Muitos daqueles que, nas grandes penitenciarias não se enfileiram por diversos
motivos, muitas razões até distantes de seu conhecimento, são jogados de cima
do telhado das cadeias no primeiro motim, conflito ou negociações agressivas.
Muitas cabeças decepadas do corpo encontradas nos pátios de convívio eram de
presos de menor periculosidade ou menos influentes dentre os detentos, que
estariam lá apenas para fazer valer o exemplo. A temeridade é que o castigo
real ocorra e seu custo seja muito maior daquele que se pode suportar, ou,
pelos olhos da sociedade do sadismo, que se deve suportar. Nas delegacias nos
centros e bairros da cidade, onde comportam apenas poucos detentos que seriam
aqueles que permaneceriam lá apenas por um período, como nos casos de
flagrantes, a superlotação é sintoma da anomalia que cresce diariamente. É
fácil encontrar presos sem motivos de ali estarem, pagando a sua parte de um
castigo muito maior que seu crime. Sem falar dos profissionais de segurança
pública; policiais civis, escrivães e delegados que acabam convivendo com o
receio de um resgate de presos por parte de facções, de brigas entre detentos
que acabam em rebeliões, devido à cela comportar dez indivíduos estar com
trinta e cinco. E ainda há quem diga que o encarcerado não deve se sentir em
colônia de férias e sim deve sofrer a sua punição. Como se não sofresse.
Entretanto, é essa a função da pena? Punição? Sim, de fato, em nossa realidade,
a função é punição. Essa funcionalidade legitima o poder de trancafiar tantos
em pequenos espaços insalubres, legitima o poder do Estado de fazer sofrer quem
bem entender que esteja na malha criminal como autor do fato ou pasmem!, o
acusado. Essa é a motivação da sociedade do pânico e do sadismo: acorrentar e
fazer sofrer aqueles diferentes que os fazem muitas vezes, tremer sem motivos,
resguardando a possibilidade de algum dia haver algum motivo. Se castigo é dor,
qualquer penitenciaria ou cadeia é castigo, pois a punição seria a função da
pena. Não se pode deixar de observar algo certo que é o retorno do individuo em
sociedade, onde depois de tanta dor é passível que negue o mundo que também o
negou um dia.

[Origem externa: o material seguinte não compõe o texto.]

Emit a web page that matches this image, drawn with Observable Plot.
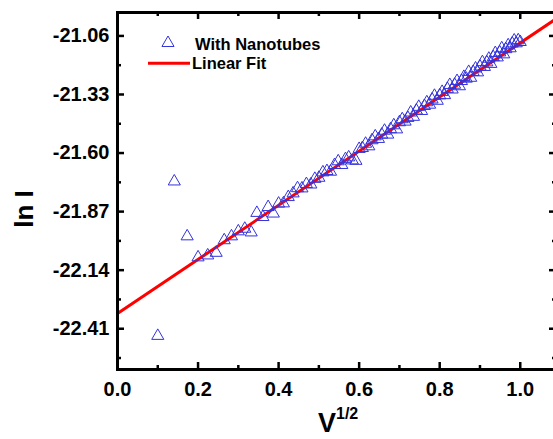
<!DOCTYPE html>
<html><head><meta charset="utf-8">
<script src="https://cdn.jsdelivr.net/npm/d3@7"></script>
<script src="https://cdn.jsdelivr.net/npm/@observablehq/plot@0.6"></script>
<style>
html,body{margin:0;padding:0;background:#fff;overflow:hidden;}
</style></head><body><div id="chart"></div>
<script>
// V^(1/2) values of the measured points
const xValues = [
  0.100,0.141,0.173,0.200,0.224,0.245,0.265,0.283,0.300,0.316,
  0.332,0.346,0.361,0.374,0.387,0.400,0.412,0.424,0.436,0.447,
  0.458,0.469,0.480,0.490,0.500,0.510,0.520,0.529,0.539,0.548,
  0.557,0.566,0.574,0.583,0.592,0.600,0.608,0.616,0.624,0.632,
  0.640,0.648,0.656,0.663,0.671,0.678,0.686,0.693,0.700,0.707,
  0.714,0.721,0.728,0.735,0.742,0.748,0.755,0.762,0.768,0.775,
  0.781,0.787,0.794,0.800,0.806,0.812,0.819,0.825,0.831,0.837,
  0.843,0.849,0.854,0.860,0.866,0.872,0.877,0.883,0.889,0.894,
  0.900,0.906,0.911,0.917,0.922,0.927,0.933,0.938,0.943,0.949,
  0.954,0.959,0.964,0.970,0.975,0.980,0.985,0.990,0.995,1.000
];
// ln I values of the measured points
const yValues = [
  -22.443,-21.731,-21.984,-22.081,-22.072,-22.060,-22.002,-21.984,-21.961,-21.949,
  -21.966,-21.876,-21.895,-21.849,-21.879,-21.833,-21.832,-21.803,-21.786,-21.762,
  -21.763,-21.743,-21.745,-21.719,-21.714,-21.689,-21.683,-21.686,-21.655,-21.638,
  -21.655,-21.628,-21.620,-21.634,-21.636,-21.581,-21.577,-21.557,-21.569,-21.541,
  -21.523,-21.535,-21.515,-21.497,-21.515,-21.490,-21.472,-21.491,-21.458,-21.444,
  -21.455,-21.438,-21.413,-21.433,-21.404,-21.387,-21.406,-21.383,-21.366,-21.377,
  -21.353,-21.336,-21.359,-21.334,-21.318,-21.333,-21.304,-21.286,-21.307,-21.285,
  -21.268,-21.292,-21.268,-21.249,-21.257,-21.226,-21.253,-21.226,-21.210,-21.228,
  -21.201,-21.181,-21.203,-21.182,-21.165,-21.189,-21.158,-21.139,-21.159,-21.136,
  -21.117,-21.145,-21.121,-21.103,-21.117,-21.095,-21.081,-21.094,-21.080,-21.088
];
// linear fit parameters
const fitIntercept = -22.34;
const fitSlope = 1.248;
const fitX = [0, 1.09];

const xMajor = [0, 0.2, 0.4, 0.6, 0.8, 1.0];
const xMinor = [0.1, 0.3, 0.5, 0.7, 0.9];
const yMajor = [-22.41, -22.14, -21.87, -21.60, -21.33, -21.06];
const yMinor = [-22.545, -22.275, -22.005, -21.735, -21.465, -21.195];
const xDomain = [0, 1.09];
const yDomain = [-22.598, -20.952];

const W = 560, H = 439, mL = 117, mR = 4, mT = 12, mB = 70;
const pw = W - mL - mR, ph = H - mT - mB;
const points = xValues.map((x, i) => ({x, y: yValues[i]}));
const fit = fitX.map(x => ({x, y: fitIntercept + fitSlope * x}));
const font = "'Liberation Sans', Arial, Helvetica, sans-serif";
const blue = "#3333dd";
const tw = 2.5, majL = 7, minL = 4;

const svg = Plot.plot({
  width: W, height: H, marginLeft: mL, marginRight: mR, marginTop: mT, marginBottom: mB,
  style: {fontFamily: font, fontWeight: "bold", background: "white", maxWidth: "none", color: "black"},
  x: {domain: xDomain},
  y: {domain: yDomain},
  marks: [
    Plot.line(fit, {x: "x", y: "y", stroke: "#ff0000", strokeWidth: 3, clip: true}),
    Plot.dot(points, {x: "x", y: "y", symbol: "triangle", r: 4.5, stroke: blue, strokeWidth: 1, fill: "none"}),
    Plot.tickX(xMajor, {x: d => d, insetTop: ph - majL, strokeWidth: tw}),
    Plot.tickX(xMinor, {x: d => d, insetTop: ph - minL, strokeWidth: tw}),
    Plot.tickX(xMajor, {x: d => d, insetBottom: ph - majL, strokeWidth: tw}),
    Plot.tickX(xMinor, {x: d => d, insetBottom: ph - minL, strokeWidth: tw}),
    Plot.tickY(yMajor, {y: d => d, insetRight: pw - majL, strokeWidth: tw}),
    Plot.tickY(yMinor, {y: d => d, insetRight: pw - minL, strokeWidth: tw}),
    Plot.tickY(yMajor, {y: d => d, insetLeft: pw - majL, strokeWidth: tw}),
    Plot.tickY(yMinor, {y: d => d, insetLeft: pw - minL, strokeWidth: tw}),
    Plot.axisX({ticks: xMajor, tickSize: 0, tickPadding: 12, tickFormat: d => d.toFixed(1), fontSize: 20, fontWeight: "bold", label: null}),
    Plot.axisY({ticks: yMajor, tickSize: 0, tickPadding: 8, tickFormat: d => d.toFixed(2), fontSize: 20, fontWeight: "bold", label: null}),
    Plot.frame({stroke: "black", strokeWidth: 3})
  ]
});
document.getElementById("chart").appendChild(svg);

const s = d3.select(svg);
// legend
s.append("path")
  .attr("d", d3.symbol(d3.symbolTriangle, 4.5 * 4.5 * Math.PI)())
  .attr("transform", "translate(168,43)")
  .attr("fill", "none").attr("stroke", blue).attr("stroke-width", 1);
s.append("text").attr("x", 195).attr("y", 49.5).attr("text-anchor", "start")
  .attr("font-size", 16.5).attr("font-weight", "bold").attr("fill", "black")
  .text("With Nanotubes");
s.append("line").attr("x1", 148).attr("x2", 190).attr("y1", 63.3).attr("y2", 63.3)
  .attr("stroke", "#ff0000").attr("stroke-width", 3);
s.append("text").attr("x", 192).attr("y", 69).attr("text-anchor", "start")
  .attr("font-size", 16.5).attr("font-weight", "bold").attr("fill", "black")
  .text("Linear Fit");
// axis titles
s.append("text").attr("transform", "translate(33,209) rotate(-90)")
  .attr("text-anchor", "middle").attr("font-size", 26).attr("font-weight", "bold").attr("fill", "black")
  .text("ln I");
const xt = s.append("text").attr("x", 318).attr("y", 432).attr("text-anchor", "start")
  .attr("font-weight", "bold").attr("fill", "black");
xt.append("tspan").attr("font-size", 27).text("V");
xt.append("tspan").attr("font-size", 16).attr("dy", -13).text("1/2");
</script>
</body></html>
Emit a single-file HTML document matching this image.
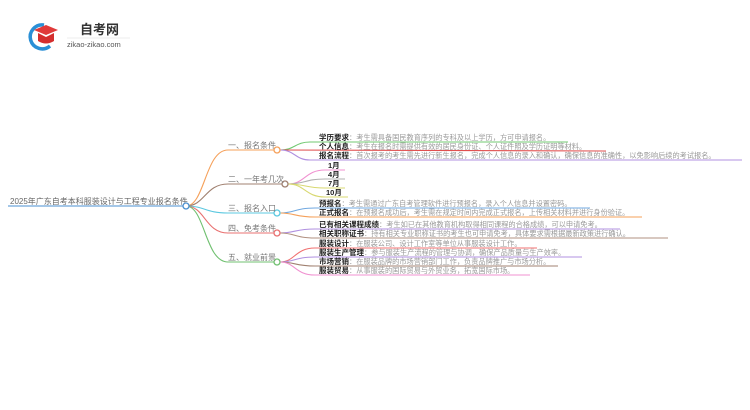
<!DOCTYPE html>
<html><head><meta charset="utf-8"><style>
html,body{margin:0;padding:0;background:#fff;width:750px;height:410px;overflow:hidden}
svg text{font-family:"Liberation Sans","Noto Sans CJK SC",sans-serif}
.b{font-size:8px;fill:#777}
.l{font-size:7.5px;fill:#222;font-weight:bold}
.d{font-size:7.2px;fill:#999}
</style></head><body>
<svg width="750" height="410" viewBox="0 0 750 410" xmlns="http://www.w3.org/2000/svg">
<path d="M44 25 A12 12 0 1 0 50 46" stroke="#2a8fd6" stroke-width="3.5" fill="none"/>
<polygon points="34,30 46,25 58,30 46,35" fill="#e03a3a"/>
<path d="M38 33 L38 41 Q46 46 54 41 L54 33 L46 37 Z" fill="#d42e2e"/>
<text x="80" y="34" style="font-size:13px;font-weight:bold;fill:#333">自考网</text>
<line x1="67" y1="38" x2="130" y2="38" stroke="#ddd" stroke-width="0.6"/>
<text x="67" y="47" style="font-size:7.5px;fill:#555">zikao-zikao.com</text>

<text x="10" y="204" class="b" style="fill:#666">2025年广东自考本科服装设计与工程专业报名条件</text>
<line x1="8" y1="206" x2="183" y2="206" stroke="#4a8fd0" stroke-width="1"/>

<g fill="none" stroke-width="1.1">
<path d="M186 206 C205 206,205 150,228 150 L275 150" stroke="#f5a05a"/>
<path d="M186 206 C205 206,205 184,228 184 L282 184" stroke="#a08070"/>
<path d="M186 206 C205 206,205 213,228 213 L275 213" stroke="#5bc8e0"/>
<path d="M186 206 C205 206,205 233,228 233 L275 233" stroke="#e87070"/>
<path d="M186 206 C205 206,205 262,228 262 L275 262" stroke="#70c070"/>
<path d="M280 150 C295 150,295 142,310 142 L568 142" stroke="#70c870"/>
<path d="M280 150 L606 151" stroke="#e05050"/>
<path d="M280 150 C295 150,295 160,310 160 L742 160" stroke="#b090e0"/>
<path d="M288 184 C305 184,305 170,325 170 L345 170" stroke="#f090d0"/>
<path d="M288 184 C305 184,305 179,325 179 L345 179" stroke="#b0b0b0"/>
<path d="M288 184 C305 184,305 188,325 188 L345 188" stroke="#d8d870"/>
<path d="M288 184 C305 184,305 197,325 197 L348 197" stroke="#d8d870"/>
<path d="M280 213 C295 213,295 208,315 208 L590 208" stroke="#70a8e0"/>
<path d="M280 213 C295 213,295 217,315 217 L642 217" stroke="#f5a05a"/>
<path d="M280 233 C295 233,295 229,315 229 L620 229" stroke="#b090e0"/>
<path d="M280 233 C295 233,295 238,315 238 L668 238" stroke="#b09080"/>
<path d="M280 262 C295 262,295 248,315 248 L537 248" stroke="#f07070"/>
<path d="M280 262 C295 262,295 257,315 257 L582 257" stroke="#b090e0"/>
<path d="M280 262 C295 262,295 266,315 266 L558 266" stroke="#a08070"/>
<path d="M280 262 C295 262,295 275,315 275 L530 275" stroke="#f090d0"/>
</g>
<g fill="#fff" stroke-width="1.3">
<circle cx="186" cy="206" r="3" stroke="#4a8fd0"/>
<circle cx="277" cy="150" r="3" stroke="#f5a05a"/>
<circle cx="285" cy="184" r="3" stroke="#a08070"/>
<circle cx="277" cy="213" r="3" stroke="#5bc8e0"/>
<circle cx="277" cy="233" r="3" stroke="#e87070"/>
<circle cx="277" cy="262" r="3" stroke="#70c070"/>
</g>
<text x="228" y="148" class="b">一、报名条件</text>
<text x="228" y="182" class="b">二、一年考几次</text>
<text x="228" y="211" class="b">三、报名入口</text>
<text x="228" y="231" class="b">四、免考条件</text>
<text x="228" y="260" class="b">五、就业前景</text>

<text x="319" y="140"><tspan class="l">学历要求</tspan><tspan class="d">：考生需具备国民教育序列的专科及以上学历，方可申请报名。</tspan></text>
<text x="319" y="149"><tspan class="l">个人信息</tspan><tspan class="d">：考生在报名时需提供有效的居民身份证、个人证件照及学历证明等材料。</tspan></text>
<text x="319" y="158"><tspan class="l">报名流程</tspan><tspan class="d">：首次报考的考生需先进行新生报名，完成个人信息的录入和确认，确保信息的准确性，以免影响后续的考试报名。</tspan></text>
<text x="328" y="168" class="l">1月</text>
<text x="328" y="177" class="l">4月</text>
<text x="328" y="186" class="l">7月</text>
<text x="326" y="195" class="l">10月</text>
<text x="319" y="206"><tspan class="l">预报名</tspan><tspan class="d">：考生需通过广东自考管理软件进行预报名，录入个人信息并设置密码。</tspan></text>
<text x="319" y="215"><tspan class="l">正式报名</tspan><tspan class="d">：在预报名成功后，考生需在规定时间内完成正式报名，上传相关材料并进行身份验证。</tspan></text>
<text x="319" y="227"><tspan class="l">已有相关课程成绩</tspan><tspan class="d">：考生如已在其他教育机构取得相同课程的合格成绩，可以申请免考。</tspan></text>
<text x="319" y="236"><tspan class="l">相关职称证书</tspan><tspan class="d">：持有相关专业职称证书的考生也可申请免考，具体要求需根据最新政策进行确认。</tspan></text>
<text x="319" y="246"><tspan class="l">服装设计</tspan><tspan class="d">：在服装公司、设计工作室等单位从事服装设计工作。</tspan></text>
<text x="319" y="255"><tspan class="l">服装生产管理</tspan><tspan class="d">：参与服装生产流程的管理与协调，确保产品质量与生产效率。</tspan></text>
<text x="319" y="264"><tspan class="l">市场营销</tspan><tspan class="d">：在服装品牌的市场营销部门工作，负责品牌推广与市场分析。</tspan></text>
<text x="319" y="273"><tspan class="l">服装贸易</tspan><tspan class="d">：从事服装的国际贸易与外贸业务，拓宽国际市场。</tspan></text>
</svg>
</body></html>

Não há ressocialização e sabe-se disso. A pena deveria ser
proporcional ao crime, mas em nossas condições, nas bases dos estabelecimentos
prisionais no País, a pena nunca é proporcional, mas sempre emblemática. A
sociedade que busca vingança pode ficar tranquila: em toda penitenciaria a lei
do olho por olho é imperativa. Muitos ao sair do sistema carcerário não
enxergam continuidade na vida dos lados de fora dos muros, retornando em
seguida ao seu interior. Muros estes que deveriam conter a seguinte inscrição,
com toda pompa merecida: Deixai toda esperança, vós que entrais.
REFERÊNCIAS
Canto III, Inferno, A divina Comédia, Dante Alighieri.